It's hard to see precisely where the battle lines are drawn in the conflict between the head and the heart in Mikio Naruse's 1956 film Sudden Rain (驟雨). Setsuko Hara and Shuji Sano star as a young married couple whose unexamined issues are exacerbated by a sudden series of financial woes, portrayed with Naruse's characteristic delicate, inexorable cruelty. This beautiful picture addresses the emerging influence of feminist social change, ably touches on fundamental human anxieties, and has the wisdom to avoid tidy resolution.
Everything seems fine as the film begins--Fumiko (Hara) and Ryotaro (Sano) have a small, obviously inexpensive home and have typical arguments in the morning about whether they should go out more and about Fumiko cutting recipes out of the newspaper they can't afford for her to make. Kyoko Kagawa plays Fumiko's sister, Ayako, and she pays the couple a visit. She's distraught over her husband's behaviour and she needs Fumiko to confide in.
Fumiko is amused by the complaints that seem like high crimes to Ayako. Her husband yawned at a dinner with guests, he flirted with a waitress right in front of her--Fumiko explains that this is simply what men are like and that being married means becoming acquainted with the faults of one's spouse. When Ryotaro comes home, though, helpfully trying to explain the situation that may have caused Ayako's husband to stay out all night, Fumiko gradually becomes angry herself at her husband's dismissive attitude regarding the faults of another man.

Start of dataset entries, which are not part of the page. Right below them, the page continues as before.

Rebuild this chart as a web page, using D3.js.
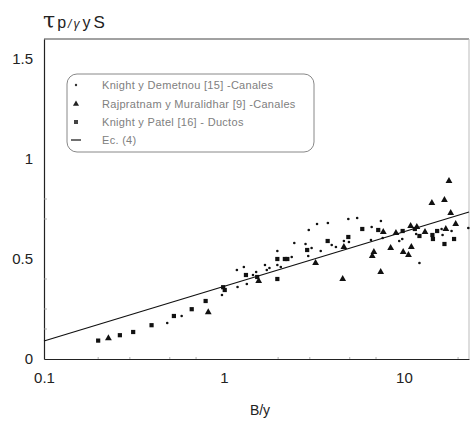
<!DOCTYPE html>
<html>
<head>
<meta charset="utf-8">
<script src="https://cdn.jsdelivr.net/npm/d3@7"></script>
<style>
  html, body { margin: 0; padding: 0; background: #fff; }
  svg { display: block; }
</style>
</head>
<body>
<svg id="chart" width="471" height="422"></svg>
<script>
// ---- Data ----
const xTicks = [0.1, 1, 10];
const xTickLabels = ["0.1", "1", "10"];
const yTicks = [0, 0.5, 1, 1.5];
const yTickLabels = ["0", "0.5", "1", "1.5"];

// Knight y Demetriou [15] - Canales (dots)
const demetriouX = [0.484, 0.582, 0.975, 1.19, 1.18, 1.29, 1.34, 1.45, 1.51, 1.69, 1.73, 1.79, 1.98, 1.98, 2.07, 2.38, 2.46, 2.84, 2.96, 3.07, 2.94, 3.29, 3.45, 3.78, 3.97, 4.19, 4.64, 4.91, 4.95, 5.5, 6.56, 6.62, 7.45, 7.62, 9.42, 9.79, 11.7, 12.2, 16.2, 16.4, 18.4, 22.8];
const demetriouY = [0.18, 0.215, 0.32, 0.36, 0.445, 0.46, 0.375, 0.42, 0.435, 0.47, 0.445, 0.455, 0.54, 0.47, 0.46, 0.51, 0.58, 0.575, 0.645, 0.555, 0.515, 0.675, 0.54, 0.68, 0.57, 0.56, 0.59, 0.70, 0.585, 0.705, 0.595, 0.66, 0.69, 0.605, 0.59, 0.60, 0.625, 0.48, 0.65, 0.62, 0.64, 0.655];

// Rajaratnam y Muralidhar [9] - Canales (triangles)
const rajX = [0.228, 0.818, 1.56, 3.23, 4.57, 4.64, 6.67, 6.81, 7.43, 7.68, 8.44, 9.03, 9.91, 10.6, 11.0, 10.9, 11.8, 13.1, 14.3, 16.8, 17.8, 18.2, 17.1, 19.4];
const rajY = [0.104, 0.234, 0.39, 0.48, 0.40, 0.56, 0.515, 0.535, 0.435, 0.635, 0.555, 0.63, 0.535, 0.52, 0.56, 0.665, 0.66, 0.635, 0.78, 0.795, 0.89, 0.73, 0.65, 0.675];

// Knight y Patel [16] - Ductos (squares)
const patelX = [0.200, 0.264, 0.313, 0.396, 0.527, 0.662, 0.791, 0.99, 1.01, 1.325, 1.53, 1.98, 1.98, 2.18, 2.25, 2.90, 3.77, 4.91, 5.87, 7.2, 9.84, 11.5, 12.2, 14.4, 14.5, 15.3, 16.8, 19.0];
const patelY = [0.092, 0.119, 0.135, 0.169, 0.215, 0.249, 0.29, 0.359, 0.345, 0.42, 0.41, 0.50, 0.40, 0.50, 0.50, 0.545, 0.59, 0.61, 0.65, 0.645, 0.64, 0.65, 0.615, 0.62, 0.60, 0.64, 0.575, 0.60];

// Ec. (4)
const eqX = [0.1, 23];
const eqY = [0.09, 0.735];

const legendLabels = ["Knight y Demetnou [15] -Canales", "Rajpratnam y Muralidhar [9] -Canales", "Knight y Patel [16] - Ductos", "Ec. (4)"];

// ---- Layout ----
const svg = d3.select("#chart");
const mLeft = 44, mRight = 469, mTop = 39, mBottom = 359;
const x = d3.scaleLog().domain([0.1, 23]).range([mLeft, mRight]);
const y = d3.scaleLinear().domain([0, 1.6]).range([mBottom, mTop]);

// frame
svg.append("line").attr("x1", mLeft).attr("x2", mRight).attr("y1", mTop).attr("y2", mTop)
  .attr("stroke", "#444").attr("stroke-width", 1);
svg.append("line").attr("x1", mRight).attr("x2", mRight).attr("y1", mTop).attr("y2", mBottom)
  .attr("stroke", "#bbb").attr("stroke-width", 1);

// axes
const xAxis = d3.axisBottom(x).tickValues(xTicks).tickFormat((d, i) => xTickLabels[i]).tickSize(0).tickPadding(13);
const gx = svg.append("g").attr("transform", `translate(0,${mBottom})`).call(xAxis);
gx.select(".domain").attr("stroke", "#222").attr("stroke-width", 1.2);
gx.selectAll("text").attr("font-family", "Liberation Sans, Arial, sans-serif").attr("font-size", 15).attr("fill", "#222");

const yAxis = d3.axisLeft(y).tickValues(yTicks).tickFormat((d, i) => yTickLabels[i]).tickSize(0).tickPadding(11);
const gy = svg.append("g").attr("transform", `translate(${mLeft},0)`).call(yAxis);
gy.select(".domain").attr("stroke", "#222").attr("stroke-width", 1.2);
gy.selectAll("text").attr("font-family", "Liberation Sans, Arial, sans-serif").attr("font-size", 15).attr("fill", "#222");

// small inner ticks
const minorY = [0.15, 0.25, 0.4, 0.7, 0.8];
svg.selectAll(".my").data(minorY).enter().append("line")
  .attr("x1", mLeft).attr("x2", mLeft + 3).attr("y1", d => y(d)).attr("y2", d => y(d))
  .attr("stroke", "#999").attr("stroke-width", 0.8);
const minorX = [0.2, 0.3, 0.5, 0.7, 2, 3, 5, 7, 20];
svg.selectAll(".mx").data(minorX).enter().append("line")
  .attr("x1", d => x(d)).attr("x2", d => x(d)).attr("y1", mBottom).attr("y2", mBottom - 2)
  .attr("stroke", "#999").attr("stroke-width", 0.8);

// equation line
const eqData = eqX.map((v, i) => [v, eqY[i]]);
svg.append("path").datum(eqData)
  .attr("d", d3.line().x(d => x(d[0])).y(d => y(d[1])))
  .attr("fill", "none").attr("stroke", "#111").attr("stroke-width", 1.3);

// scatter
const dots = demetriouX.map((v, i) => [v, demetriouY[i]]);
const tris = rajX.map((v, i) => [v, rajY[i]]);
const sqs = patelX.map((v, i) => [v, patelY[i]]);

svg.selectAll(".dot").data(dots).enter().append("circle")
  .attr("cx", d => x(d[0])).attr("cy", d => y(d[1])).attr("r", 1.3).attr("fill", "#111");

const triSym = d3.symbol().type(d3.symbolTriangle).size(20);
svg.selectAll(".tri").data(tris).enter().append("path")
  .attr("d", triSym).attr("transform", d => `translate(${x(d[0])},${y(d[1])})`).attr("fill", "#111");

svg.selectAll(".sq").data(sqs).enter().append("rect")
  .attr("x", d => x(d[0]) - 2.1).attr("y", d => y(d[1]) - 2.1).attr("width", 4.2).attr("height", 4.2).attr("fill", "#111");

// legend
const lg = svg.append("g");
lg.append("rect").attr("x", 67).attr("y", 74).attr("width", 247).attr("height", 78).attr("rx", 10)
  .attr("fill", "#fff").attr("stroke", "#888").attr("stroke-width", 1);
const rows = [85, 104, 122, 140];
lg.append("circle").attr("cx", 76).attr("cy", rows[0]).attr("r", 1.2).attr("fill", "#333");
lg.append("path").attr("d", d3.symbol().type(d3.symbolTriangle).size(16)).attr("transform", `translate(76,${rows[1]})`).attr("fill", "#222");
lg.append("rect").attr("x", 74).attr("y", rows[2] - 2).attr("width", 4).attr("height", 4).attr("fill", "#444");
lg.append("line").attr("x1", 71).attr("x2", 81).attr("y1", rows[3]).attr("y2", rows[3]).attr("stroke", "#222").attr("stroke-width", 1.3);
lg.selectAll(".lt").data(legendLabels).enter().append("text")
  .attr("x", 102).attr("y", (d, i) => rows[i] + 4)
  .attr("font-family", "Liberation Sans, Arial, sans-serif").attr("font-size", 11).attr("letter-spacing", 0.3).attr("fill", "#808080")
  .text(d => d);

// axis titles
svg.append("text").attr("x", 260).attr("y", 415).attr("text-anchor", "middle")
  .attr("font-family", "Liberation Sans, Arial, sans-serif").attr("font-size", 14).attr("fill", "#222").text("B/y");

const t = svg.append("text").attr("x", 43).attr("y", 28).attr("fill", "#222")
  .attr("font-family", "Liberation Sans, Arial, sans-serif");
t.append("tspan").attr("font-family", "DejaVu Serif, serif").attr("font-size", 22).text("τ");
t.append("tspan").attr("font-size", 16).attr("dx", 2).text("p");
t.append("tspan").attr("font-size", 12).attr("dx", 2).attr("font-style", "italic").text("/");
t.append("tspan").attr("font-size", 12).attr("dx", 2).attr("font-style", "italic").text("γ");
t.append("tspan").attr("font-size", 16).attr("dx", 3).text("y");
t.append("tspan").attr("font-size", 17).attr("dx", 3).text("S");
</script>
</body>
</html>
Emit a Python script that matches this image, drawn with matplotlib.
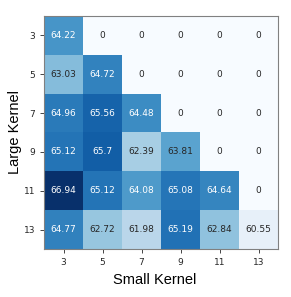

There is a literal sudden rain shortly after but the film's title seems more to refer to three problems that strain Fumiko and Ryotaro's already strained finances--a thief picks Fumiko's pocket at the market, stealing her wallet; Ryotaro's boss announces the company he works for is going under; and a stray dog the couple had been feeding has been stealing and destroying property throughout the neighbourhood. People have begun to demand restitution from Fumiko and Ryotaro.
In a more predictable film, the dog would eventually bring Fumiko her lost wallet or something but Naruse never gives his characters that kind of easy out. The dog is an especially effective part of the film. Even as their problems mount, the couple still can't resist feeding the dog and its hard not to see his innocent but destructive hunger as reflecting the same impulse that keeps the couple together despite their problems.
Fumiko calls Ryotaro old fashioned and feudal, not just because he won't let her work to bring in extra money but also because he presumes that he can go back to his home village at any time and earn a living as a farmer. He threatens to do that several times, each time saying how Fumiko would need to stay in the city because country life wouldn't suit her, a slightly cowardly way of floating the idea of separation. Two opportunities present themselves for Fumiko to get work--first as an errand woman for a newspaper, then as a waitress in a restaurant Ryotaro's co-workers propose opening. The argument between the couple over the issue is particularly insightful for the ways arguments tend to go over such ideological issues--Ryotaro says he doesn't want to be supported by a woman and seems to see any kind of work as degrading for her while Fumiko seems insulted by the very idea that one of them is supporting the other by bringing in money, seeing it instead as a matter of maintaining their existence. The disagreement between the two is exacerbated by each being offended by the other's conceptual presumptions.
But no ideas either one has seems to influence their behaviour, illustrated neatly by a really funny final scene which at the same time does nothing to dispel any of the sources of anxiety.